Bringing a Project to Life - from Rendition to Reality
The average cost of entertainment centers ranges between $10,000 and $30,000, kitchens between $25,000 and $85,000, and libraries from $35,000 to $200,000. Entertainment centers and libraries are usually made from stain-grade walnut, cherry or maple and finished with a stain and topcoat or multi-step glaze finish. Kitchens are fabricated primarily from paint-grade alder or maple and finished with a multi-step glaze finish. All stains are applied using a hand-rubbed technique. Glazes and topcoats are applied in the shop's spray booth using Binks equipment. "We hardly do any kitchens that are just one stain," notes Abdalian.

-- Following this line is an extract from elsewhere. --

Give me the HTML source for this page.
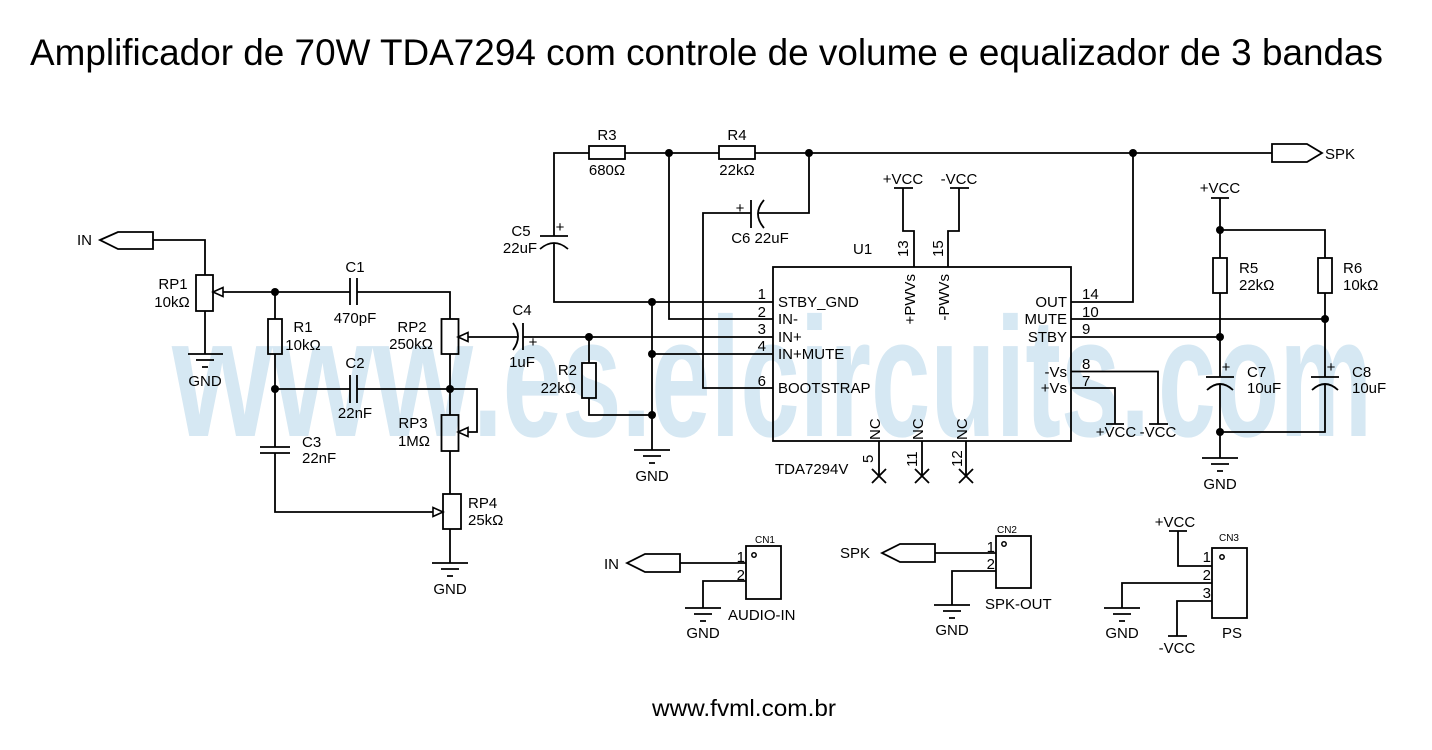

Most kitchens, though, are finished with a light bone or beige color with darker glaze accents to enhance details found on crown moulding and raised panel doors. Abdalian hand-selects veneers that bookmatch well from GL Veneers. Infinite Designs lays up its own veneers using an in-house method.

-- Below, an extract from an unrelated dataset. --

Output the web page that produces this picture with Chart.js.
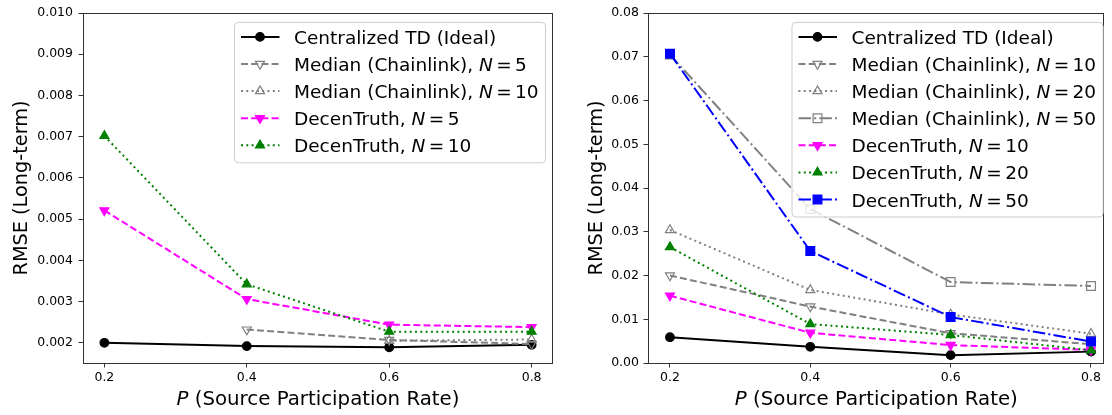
<!DOCTYPE html>
<html>
<head>
<meta charset="utf-8">
<script src="https://cdn.jsdelivr.net/npm/chart.js@4.4.1/dist/chart.umd.min.js"></script>
<style>
  html, body { margin: 0; padding: 0; background: #fff; overflow: hidden; width: 1112px; height: 415px; }
  .panel { position: absolute; top: 0; height: 415px; }
</style>
</head>
<body>
<div class="panel" style="left:0;width:560px"><canvas id="leftChart" width="560" height="415"></canvas></div>
<div class="panel" style="left:560px;width:552px"><canvas id="rightChart" width="552" height="415"></canvas></div>
<script>
// shared x values
const pValues = [0.2, 0.4, 0.6, 0.8];
const xTickLabels = ['0.2', '0.4', '0.6', '0.8'];

// left panel
const leftYTicks = [0.002, 0.003, 0.004, 0.005, 0.006, 0.007, 0.008, 0.009, 0.010];
const leftYTickLabels = ['0.002', '0.003', '0.004', '0.005', '0.006', '0.007', '0.008', '0.009', '0.010'];
const leftLabels = ['Centralized TD (Ideal)', 'Median (Chainlink), N = 5', 'Median (Chainlink), N = 10', 'DecenTruth, N = 5', 'DecenTruth, N = 10'];
const leftCentralized = [0.00200, 0.00192, 0.00189, 0.00195];
const leftMedianN5 = [null, 0.00232, 0.00207, 0.00197];
const leftMedianN10 = [null, null, 0.00205, 0.00208];
const leftDecenN5 = [0.00521, 0.00306, 0.00244, 0.00238];
const leftDecenN10 = [0.00702, 0.00342, 0.00227, 0.00227];

// right panel
const rightYTicks = [0, 0.01, 0.02, 0.03, 0.04, 0.05, 0.06, 0.07, 0.08];
const rightYTickLabels = ['0.00', '0.01', '0.02', '0.03', '0.04', '0.05', '0.06', '0.07', '0.08'];
const rightLabels = ['Centralized TD (Ideal)', 'Median (Chainlink), N = 10', 'Median (Chainlink), N = 20', 'Median (Chainlink), N = 50', 'DecenTruth, N = 10', 'DecenTruth, N = 20', 'DecenTruth, N = 50'];
const rightCentralized = [0.0059, 0.0037, 0.0018, 0.0026];
const rightMedianN10 = [0.0200, 0.0129, 0.0068, 0.0043];
const rightMedianN20 = [0.0304, 0.0167, 0.0111, 0.0067];
const rightMedianN50 = [0.0705, 0.0352, 0.0185, 0.0176];
const rightDecenN10 = [0.0154, 0.0069, 0.0041, 0.0030];
const rightDecenN20 = [0.0265, 0.0089, 0.0064, 0.0029];
const rightDecenN50 = [0.0707, 0.0256, 0.0105, 0.0049];

const FONT = "'DejaVu Sans', sans-serif";
const GRAY = '#808080';
const DASHED = [7, 3.2], DOTTED = [2, 3.3], DASHDOT = [12.5, 3.2, 2, 3.2];

const styles = {
  centralized: { color: '#000000', dash: [], marker: 'circle', rot: 0, r: 4.3, hollow: false },
  medDashed:   { color: GRAY, dash: DASHED, marker: 'triangle', rot: 180, r: 5.2, hollow: true },
  medDotted:   { color: GRAY, dash: DOTTED, marker: 'triangle', rot: 0, r: 5.2, hollow: true },
  medDashDot:  { color: GRAY, dash: DASHDOT, marker: 'rect', rot: 0, r: 6.2, hollow: true },
  decDashed:   { color: '#ff00ff', dash: DASHED, marker: 'triangle', rot: 180, r: 5.2, hollow: false },
  decDotted:   { color: '#008000', dash: DOTTED, marker: 'triangle', rot: 0, r: 5.2, hollow: false },
  decDashDot:  { color: '#0000ff', dash: DASHDOT, marker: 'rect', rot: 0, r: 6.2, hollow: false }
};

function makeDataset(label, values, st, i, n) {
  return {
    label: label,
    data: pValues.map((p, k) => ({ x: p, y: values[k] })),
    borderColor: st.color,
    borderWidth: 2,
    borderDash: st.dash,
    pointStyle: st.marker,
    pointRotation: st.rot,
    pointRadius: st.r,
    pointHoverRadius: st.r,
    pointBorderWidth: 1.2,
    pointBorderColor: st.color,
    pointBackgroundColor: st.hollow ? 'rgba(255,255,255,0)' : st.color,
    tension: 0,
    fill: false,
    order: n - i
  };
}

// split "..., N = 5" so N can be italic and the "=" gets tighter math spacing
function richParts(label) {
  const m = label.match(/^(.*, )N = (.*)$/);
  if (!m) return [{ t: label, it: false }];
  return [
    { t: m[1], it: false }, { t: 'N', it: true },
    { t: '=', it: false, gap: 3.4 }, { t: m[2], it: false, gap: 3.4 }
  ];
}
function measureRich(ctx, parts, size) {
  let w = 0;
  parts.forEach(p => {
    ctx.font = (p.it ? 'italic ' : '') + size + 'px ' + FONT;
    w += (p.gap || 0) + ctx.measureText(p.t).width;
  });
  return w;
}
function drawRich(ctx, parts, x, y, size) {
  ctx.textAlign = 'left';
  ctx.textBaseline = 'alphabetic';
  ctx.fillStyle = '#000';
  parts.forEach(p => {
    ctx.font = (p.it ? 'italic ' : '') + size + 'px ' + FONT;
    x += p.gap || 0;
    ctx.fillText(p.t, x, y);
    x += ctx.measureText(p.t).width;
  });
}

const framePlugin = {
  id: 'frame',
  afterDatasetsDraw(chart, args, opts) {
    const ctx = chart.ctx, a = chart.chartArea;
    ctx.save();
    // axes box
    const l = Math.floor(a.left) + 0.5, r = Math.floor(a.right) - 0.5;
    const t = Math.floor(a.top) + 0.5, b = Math.floor(a.bottom) + 0.5;
    ctx.strokeStyle = '#333';
    ctx.lineWidth = 1;
    ctx.setLineDash([]);
    ctx.strokeRect(l, t, r - l, b - t);

    // legend
    const size = 18.5;
    const sets = chart.data.datasets;
    const textW = Math.max(...sets.map(ds => measureRich(ctx, richParts(ds.label), size)));
    const boxW = 59.5 + textW + 7;
    const boxH = 14.5 + (sets.length - 1) * 27.1 + 17.5;
    const x0 = a.right - opts.insetRight - boxW;
    const y0 = a.top + opts.insetTop;
    ctx.beginPath();
    ctx.roundRect(x0, y0, boxW, boxH, 4);
    ctx.fillStyle = 'rgba(255,255,255,0.8)';
    ctx.fill();
    ctx.strokeStyle = '#cccccc';
    ctx.lineWidth = 1;
    ctx.stroke();
    sets.forEach((ds, i) => {
      const cy = y0 + 14.5 + i * 27.1;
      ctx.strokeStyle = ds.borderColor;
      ctx.lineWidth = ds.borderWidth;
      ctx.setLineDash(ds.borderDash);
      ctx.lineCap = 'butt';
      ctx.beginPath();
      ctx.moveTo(x0 + 6.5, cy);
      ctx.lineTo(x0 + 45, cy);
      ctx.stroke();
      ctx.setLineDash([]);
      ctx.fillStyle = ds.pointBackgroundColor;
      ctx.strokeStyle = ds.pointBorderColor;
      ctx.lineWidth = ds.pointBorderWidth;
      Chart.helpers.drawPoint(ctx, {
        pointStyle: ds.pointStyle, rotation: ds.pointRotation,
        radius: ds.pointRadius, borderWidth: ds.pointBorderWidth
      }, x0 + 25.5, cy);
      drawRich(ctx, richParts(ds.label), x0 + 59.5, cy + 7, size);
    });

    // x axis title with italic P
    const parts = [{ t: 'P', it: true }, { t: ' (Source Participation Rate)', it: false }];
    const w = measureRich(ctx, parts, 19.8);
    drawRich(ctx, parts, (a.left + a.right) / 2 - w / 2, 405, 19.8);
    ctx.restore();
  }
};

function makeChart(id, cfg) {
  const n = cfg.series.length;
  return new Chart(document.getElementById(id), {
    type: 'line',
    data: {
      datasets: cfg.series.map((s, i) => makeDataset(cfg.labels[i], s.values, s.style, i, n))
    },
    options: {
      responsive: false,
      animation: false,
      events: [],
      layout: { padding: { left: 0, top: 13, right: cfg.padRight, bottom: 0 } },
      plugins: {
        legend: { display: false },
        tooltip: { enabled: false },
        frame: { insetRight: cfg.insetRight, insetTop: 9.4 }
      },
      scales: {
        x: {
          type: 'linear',
          min: cfg.xMin,
          max: cfg.xMax,
          border: { display: false },
          grid: { drawOnChartArea: false, drawTicks: true, tickLength: 4.5, tickColor: '#333', lineWidth: 1 },
          ticks: {
            color: '#000', padding: 3, maxRotation: 0,
            font: { family: FONT, size: 12.5 },
            callback: (v, idx) => xTickLabels[idx]
          },
          afterBuildTicks: s => { s.ticks = pValues.map(v => ({ value: v })); },
          afterFit: s => { s.height = 52; s.paddingLeft = 0; s.paddingRight = 0; }
        },
        y: {
          min: cfg.yMin,
          max: cfg.yMax,
          border: { display: false },
          grid: { drawOnChartArea: false, drawTicks: true, tickLength: 4.5, tickColor: '#333', lineWidth: 1 },
          ticks: {
            color: '#000', padding: cfg.tickPad,
            font: { family: FONT, size: 12.5 },
            callback: (v, idx) => cfg.yTickLabels[idx]
          },
          title: {
            display: true, text: 'RMSE (Long-term)', color: '#000',
            font: { family: FONT, size: 19.3, lineHeight: 1.2 },
            padding: { top: cfg.titlePad, bottom: 0 }
          },
          afterBuildTicks: s => { s.ticks = cfg.yTicks.map(v => ({ value: v })); },
          afterFit: s => { s.width = cfg.axisWidth; s.paddingTop = 0; s.paddingBottom = 0; }
        }
      }
    },
    plugins: [framePlugin]
  });
}

makeChart('leftChart', {
  labels: leftLabels,
  series: [
    { values: leftCentralized, style: styles.centralized },
    { values: leftMedianN5, style: styles.medDashed },
    { values: leftMedianN10, style: styles.medDotted },
    { values: leftDecenN5, style: styles.decDashed },
    { values: leftDecenN10, style: styles.decDotted }
  ],
  yTicks: leftYTicks, yTickLabels: leftYTickLabels,
  yMin: 0.00151, yMax: 0.010, xMin: 0.17, xMax: 0.83,
  axisWidth: 83, padRight: 7, tickPad: 5.5, titlePad: 10.5, insetRight: 7.4
});

makeChart('rightChart', {
  labels: rightLabels,
  series: [
    { values: rightCentralized, style: styles.centralized },
    { values: rightMedianN10, style: styles.medDashed },
    { values: rightMedianN20, style: styles.medDotted },
    { values: rightMedianN50, style: styles.medDashDot },
    { values: rightDecenN10, style: styles.decDashed },
    { values: rightDecenN20, style: styles.decDotted },
    { values: rightDecenN50, style: styles.decDashDot }
  ],
  yTicks: rightYTicks, yTickLabels: rightYTickLabels,
  yMin: 0, yMax: 0.08, xMin: 0.1687, xMax: 0.8194,
  axisWidth: 88, padRight: 0.5, tickPad: 4.5, titlePad: 25, insetRight: 1.5
});
</script>
</body>
</html>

"Once I have the best sheets, I will lay them down and take a drawing of an elevation and reflect it onto the veneer sheets to find the best locations for the nicest grain details. Then, I tape off those areas using blue tape and number them according to the cabinet door that they will be made into," he adds.
Cabinet boxes are made in-house using a frameless European construction. Blum glides are used on dovetail drawers and Blum hinges are used on cabinet doors. Infinite Designs outsources its drawers and doors from other >shops in the area. The company uses Hafele hardware for any custom interior or heavy-duty applications.
Shop equipment includes Grizzly's tiltable oscillating edge sander and tiltable spindle sander; an AEM 36-inch widebelt sander; Powermatic table saw, sliding table saw, shaper and planer; Holz-Her edgebander; Ritter boring machine and Jet dust collection units.
Having good employees in the shop is key to building a business' reputation. Most notably, though, Abdalian says, "The key to being successful is to first enjoy this business. You have to be really involved in the measuring and specifications. A woodworker should know how to take measurements and include the other trades on a job site into his project."
Another key is to give customers more than they expect. "If a customer has spent quite a bit of money and then asks me for something extra, I just throw it in," he says. "Customers feel well taken care of and appreciate the extra effort. For them, it is a good feeling to get something nice and not have to pay for it. For me, it is almost like a thank you to them."